Main and Backup Guitar Pairing Recommendations
So here I just want to share a few actual recommendations on guitars to look at. All of them are between $300 – $900.
Of course you should do your own research and keep in mind the criteria mentioned above so you can get a guitar that best fits your needs and preferences.
If your main guitar is a Gibson or a PRS then look at Epiphone SG or Les Paul, or a PRS SE.
Epiphone SG Custom Black
Epiphone Les Paul Classic Black
Paul Reed Smith SE Starla Stoptail Black
If your main guitar is an Ibanez then look at ESP LTD (the MH200 and SN200HT are two models that have lower prices) or a Schecter Deluxe & Plus, or the Damien series if you want something extra metal with bat inlays lol. The Yamaha Pacifica might also be worth checking out.
Schecter C-6 Plus Ocean Blue Burst
Schecter Damien-6 FR Satin Black
Yamaha Pacifica PAC612VIIFM Indigo Blue
If your main guitar is a Fender Stratocaster then look at a Fender Telecaster, Squire, or Mexican Strat or Tele.

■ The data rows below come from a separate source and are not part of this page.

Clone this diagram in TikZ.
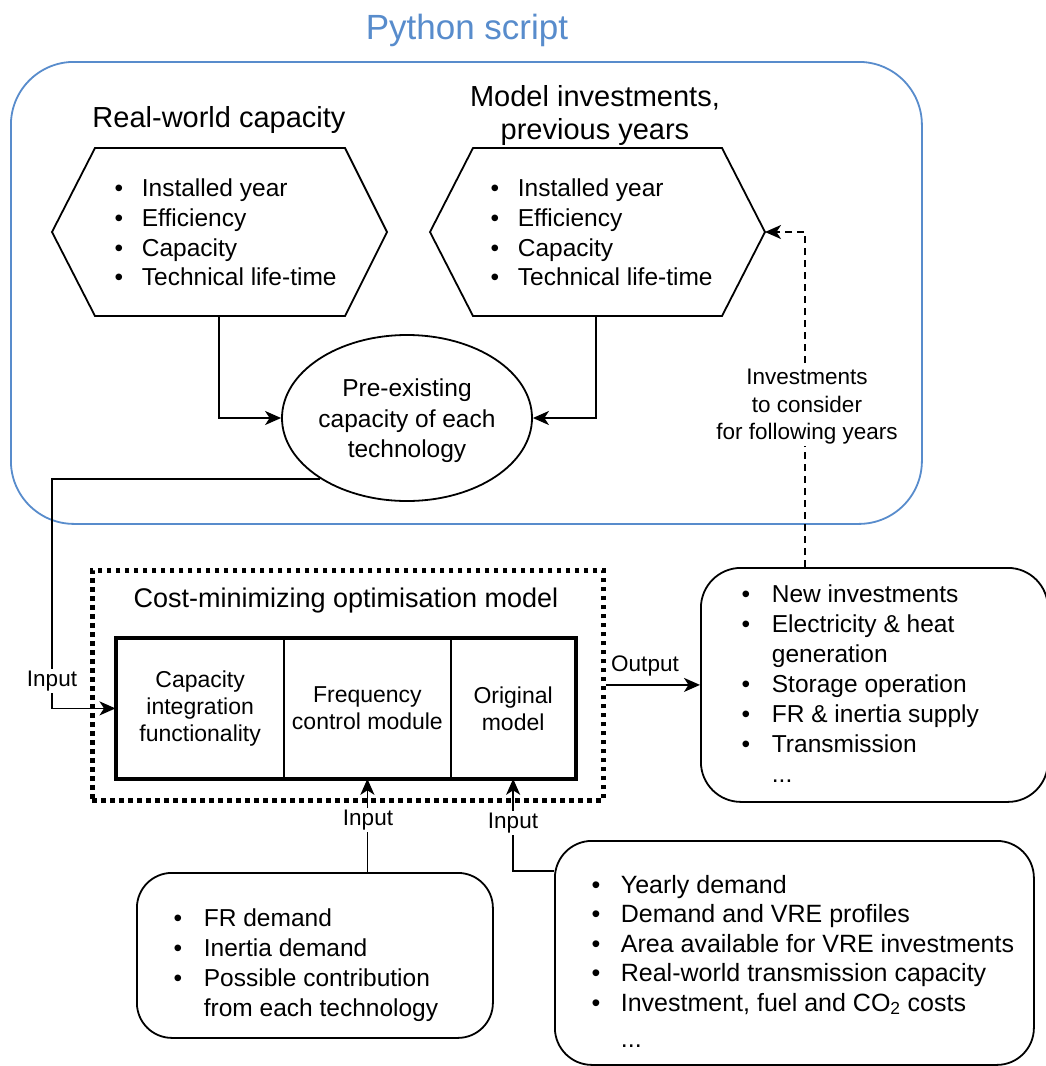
\documentclass[tikz,border=0pt]{standalone}
\usepackage{fontspec}
\setmainfont{Liberation Sans}
\usetikzlibrary{arrows.meta,shapes.geometric}
\definecolor{pyblue}{RGB}{88,140,204}
\newcommand\fsz[2]{\fontsize{#1}{#2}\selectfont}
\newcommand\blt[1]{\makebox[0pt][c]{\textbullet}\hspace{#1pt}}
\begin{document}
\begin{tikzpicture}[x=1pt,y=-1pt, line width=1.8pt, line join=miter,
  arr/.style={-{Stealth[length=16pt,width=14pt,inset=4.5pt]}},
  lbl/.style={font=\fsz{22.5}{27.5}, fill=white, inner sep=1.5pt, align=center},
  blist/.style={anchor=north west, align=left, inner sep=0pt, font=\fsz{24.5}{29.7}},
  cell/.style={draw, line width=1.8pt, minimum height=139pt, inner sep=0pt, align=center, font=\fsz{23}{27}, anchor=north west},
  rbox/.style={draw, anchor=north west, inner sep=0pt}]
\fill[white] (0,0) rectangle (1046,1066);
\useasboundingbox (0,0) rectangle (1046,1066);

% Python script frame
\node[font=\fsz{35}{40}, text=pyblue] (pytitle) at (467,30) {Python script};
\node[rbox, draw=pyblue, rounded corners=63pt, minimum width=911pt, minimum height=462pt] (py) at (10,61) {};

% hexagons
\draw (52,232) coordinate (h1l) -- (95,148) -- (345,148) -- (387,232) -- (345,316) -- (95,316) -- cycle;
\coordinate (h1b) at (219,316);
\draw (430,232) coordinate (h2l) -- (473,148) -- (722,148) -- (765,232) coordinate (h2r) -- (722,316) -- (473,316) -- cycle;
\coordinate (h2b) at (596,316);

\node[font=\fsz{29}{33}] (rwc) at (219,120) {Real-world capacity};
\node[font=\fsz{29}{33}, align=center] (mip) at (595,115) {Model investments,\\previous years};

\node[blist] (l1) at (118,178) {\blt{23}Installed year\\\blt{23}Efficiency\\\blt{23}Capacity\\\blt{23}Technical life-time};
\node[blist] (l2) at (494,178) {\blt{23}Installed year\\\blt{23}Efficiency\\\blt{23}Capacity\\\blt{23}Technical life-time};

% ellipse
\node[draw, ellipse, minimum width=250pt, minimum height=166pt, inner sep=0pt] (pre) at (407,418) {};
\node[font=\fsz{24.5}{30.5}, align=center, inner sep=0pt] (pretext) at (407,421) {Pre-existing\\capacity of each\\technology};

\draw[arr] (h1b) |- (pre.west);
\draw[arr] (h2b) |- (pre.east);

% optimisation model
\node[rbox, line width=4.5pt, dash pattern=on 4.5pt off 4.5pt, minimum width=511pt, minimum height=230pt] (dotbox) at (90,568) {};
\node[font=\fsz{27}{31}] (cmtitle) at (346,601) {Cost-minimizing optimisation model};

\node[cell, minimum width=167.5pt] (cap) at (115.5,638) {Capacity\\integration\\functionality};
\node[cell, minimum width=167pt] (freq) at (283,638) {Frequency\\control module};
\node[cell, minimum width=124.5pt] (orig) at (450,638) {Original\\model};
\draw[line width=4pt] (cap.north west) rectangle (orig.south east);

% output box
\node[rbox, rounded corners=40pt, minimum width=347pt, minimum height=234pt] (out) at (700,567) {};
\node[blist, font=\fsz{24.5}{30}] (ol) at (745,584) {\blt{26}New investments\\\blt{26}Electricity \& heat\\\hspace{26pt}generation\\\blt{26}Storage operation\\\blt{26}FR \& inertia supply\\\blt{26}Transmission\\\hspace{26pt}...};

% bottom boxes
\node[rbox, rounded corners=35pt, minimum width=356pt, minimum height=165pt] (fr) at (136,872) {};
\node[blist, font=\fsz{24.5}{30}] (fl) at (177,908) {\blt{26}FR demand\\\blt{26}Inertia demand\\\blt{26}Possible contribution\\\hspace{26pt}from each technology};

\node[rbox, rounded corners=37pt, minimum width=479pt, minimum height=224pt] (br) at (554,840) {};
\node[blist, font=\fsz{25}{29.5}] (bl) at (595,874) {\blt{25}Yearly demand\\\blt{25}Demand and VRE profiles\\\blt{25}Area available for VRE investments\\\blt{25}Real-world transmission capacity\\\blt{25}Investment, fuel and CO\textsubscript{2} costs\\[7pt]\hspace{25pt}...};

% connectors
\coordinate (bendL) at (52,478);
\draw[arr] (pre.215) -- (pre.215 -| bendL) |- (cap.west);
\draw[arr] (dotbox.east |- out.west) -- (out.west);
\draw[arr, dash pattern=on 7pt off 5pt] ([xshift=105pt]out.north west) |- (h2r);
\draw[arr] (fr.north -| freq.south) -- (freq.south);
\draw[arr] ([yshift=-31pt]br.north west) -| (orig.south);

% labels
\node[lbl] (in1) at (52,681) {Input};
\node[lbl] (in2) at (368,820) {Input};
\node[lbl] (in3) at (513,823) {Input};
\node[lbl, fill=none] (outl) at (645,666) {Output};
\node[lbl] (invl) at (807,407) {Investments\\to consider\\for following years};
\end{tikzpicture}
\end{document}
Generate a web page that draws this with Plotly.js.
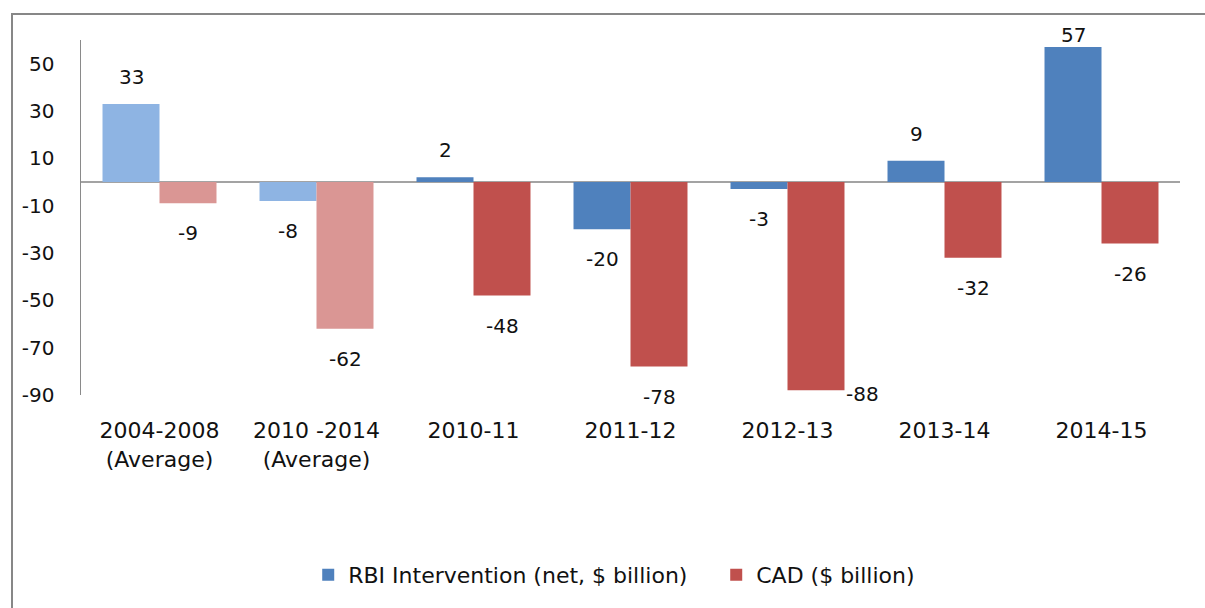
<!DOCTYPE html>
<html>
<head>
<meta charset="utf-8">
<script src="https://cdn.plot.ly/plotly-3.0.1.min.js"></script>
<style>
  html, body { margin: 0; padding: 0; background: #fff; overflow: hidden; }
  #wrap { position: relative; width: 1205px; height: 608px; }
  #chart { position: absolute; left: 0; top: 0; width: 1205px; height: 608px; }
  #frame { position: absolute; left: 11px; top: 13px; width: 1400px; height: 800px;
           border: 2px solid #878787; pointer-events: none; }
</style>
</head>
<body>
<div id="wrap">
  <div id="chart"></div>
  <div id="frame"></div>
</div>
<script>
// ---- data ----
const categories = ["2004-2008<br>(Average)", "2010 -2014<br>(Average)", "2010-11", "2011-12", "2012-13", "2013-14", "2014-15"];
const rbiIntervention = [33, -8, 2, -20, -3, 9, 57];
const cad = [-9, -62, -48, -78, -88, -32, -26];
const seriesNames = ["RBI Intervention (net, $ billion)", "CAD ($ billion)"];
const yTickValues = [-90, -70, -50, -30, -10, 10, 30, 50];

// ---- styling ----
const FONT = "DejaVu Sans, sans-serif";
const TXT = "#111111";
const nAvg = 2; // first two categories are averages (lighter shading)
const colors = {
  rbiLight: "#8EB4E3", rbiDark: "#4F81BD",
  cadLight: "#DA9694", cadDark: "#C0504D"
};
const bargap = 0.274;
const half = (1 - bargap) / 4; // offset of each bar centre from category centre

function barTrace(xs, ys, color, name, group, show) {
  return {
    type: "bar", x: xs, y: ys, name: name, offsetgroup: group,
    marker: { color: color, line: { width: 0 } },
    showlegend: show, hoverinfo: "skip"
  };
}

const traces = [
  barTrace(categories.slice(0, nAvg), rbiIntervention.slice(0, nAvg), colors.rbiLight, seriesNames[0], "rbi", false),
  barTrace(categories.slice(nAvg), rbiIntervention.slice(nAvg), colors.rbiDark, seriesNames[0], "rbi", true),
  barTrace(categories.slice(0, nAvg), cad.slice(0, nAvg), colors.cadLight, seriesNames[1], "cad", false),
  barTrace(categories.slice(nAvg), cad.slice(nAvg), colors.cadDark, seriesNames[1], "cad", true)
];

// data labels (placed at the bar ends via the axes)
const annotations = [];
function addLabels(values, side) {
  values.forEach((v, i) => {
    const a = {
      x: i + side * half, y: v, xref: "x", yref: "y",
      text: String(v), showarrow: false,
      font: { family: FONT, size: 20, color: TXT },
      xanchor: "center", yanchor: "middle",
      yshift: v >= 0 ? 27 : -30
    };
    if (v === Math.max(...values) && v > 50) { a.yshift = 12; }        // top label squeezed in
    if (v === Math.min(...values) && v < -85) {                         // bottom label moved beside bar
      a.x = i + side * half + half; a.xanchor = "left"; a.yshift = -4;
    }
    annotations.push(a);
  });
}
addLabels(rbiIntervention, -1);
addLabels(cad, 1);

const layout = {
  width: 1205, height: 608,
  margin: { l: 81, r: 25, t: 40, b: 207, pad: 0 },
  paper_bgcolor: "#ffffff", plot_bgcolor: "#ffffff",
  font: { family: FONT, size: 20, color: TXT },
  barmode: "group", bargap: bargap, bargroupgap: 0,
  showlegend: true,
  legend: {
    orientation: "h", x: 0.578, xanchor: "center", xref: "paper",
    y: -0.507, yanchor: "middle", yref: "paper",
    font: { family: FONT, size: 22, color: TXT },
    entrywidth: 363, entrywidthmode: "pixels",
    traceorder: "normal", itemclick: false, itemdoubleclick: false,
    bgcolor: "rgba(0,0,0,0)"
  },
  xaxis: {
    type: "category", categoryorder: "array", categoryarray: categories,
    showline: false, showgrid: false, zeroline: false, ticks: "",
    tickfont: { family: FONT, size: 22, color: TXT },
    ticklabelstandoff: 20, fixedrange: true
  },
  yaxis: {
    range: [-90, 60], tickvals: yTickValues, ticktext: yTickValues.map(String),
    showline: true, linecolor: "#8a8a8a", linewidth: 1.5,
    showgrid: false, ticks: "",
    zeroline: true, zerolinecolor: "#a3a3a3", zerolinewidth: 2,
    tickfont: { family: FONT, size: 20, color: TXT },
    ticklabelstandoff: 21, fixedrange: true
  },
  annotations: annotations
};

Plotly.newPlot("chart", traces, layout, { displayModeBar: false, staticPlot: true });
</script>
</body>
</html>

The Yamaha Pacifica again might be a good one to check out.
Sweetwater has an entire section on their website for Fenders made in Mexico. Check it out here: https://www.sweetwater.com/shop/fender-mexican-made
Fender Stratocaster Lake Placid Blue
Fender Telecaster SS Butterscotch Blonde
Squier Classic Vibe 60s Stratocaster 3 Color Sunburst
Mexican Fender Player Telecaster Black
Wrapping it Up
A final thought is that remember this guitar is just a backup. It doesn’t have to be expensive and the fact that it costs less is the reason you should get one. It’s a guitar that will save you in a pinch, but also you won’t be having to worry about it as much.
It can also be your guitar for when you play gigs in shady places that you don’t feel comfortable bringing your best gear to. Some bars and venues are worth it but others will just have you worrying that something could happen to your gear.
Hope this gave you some solid guidance!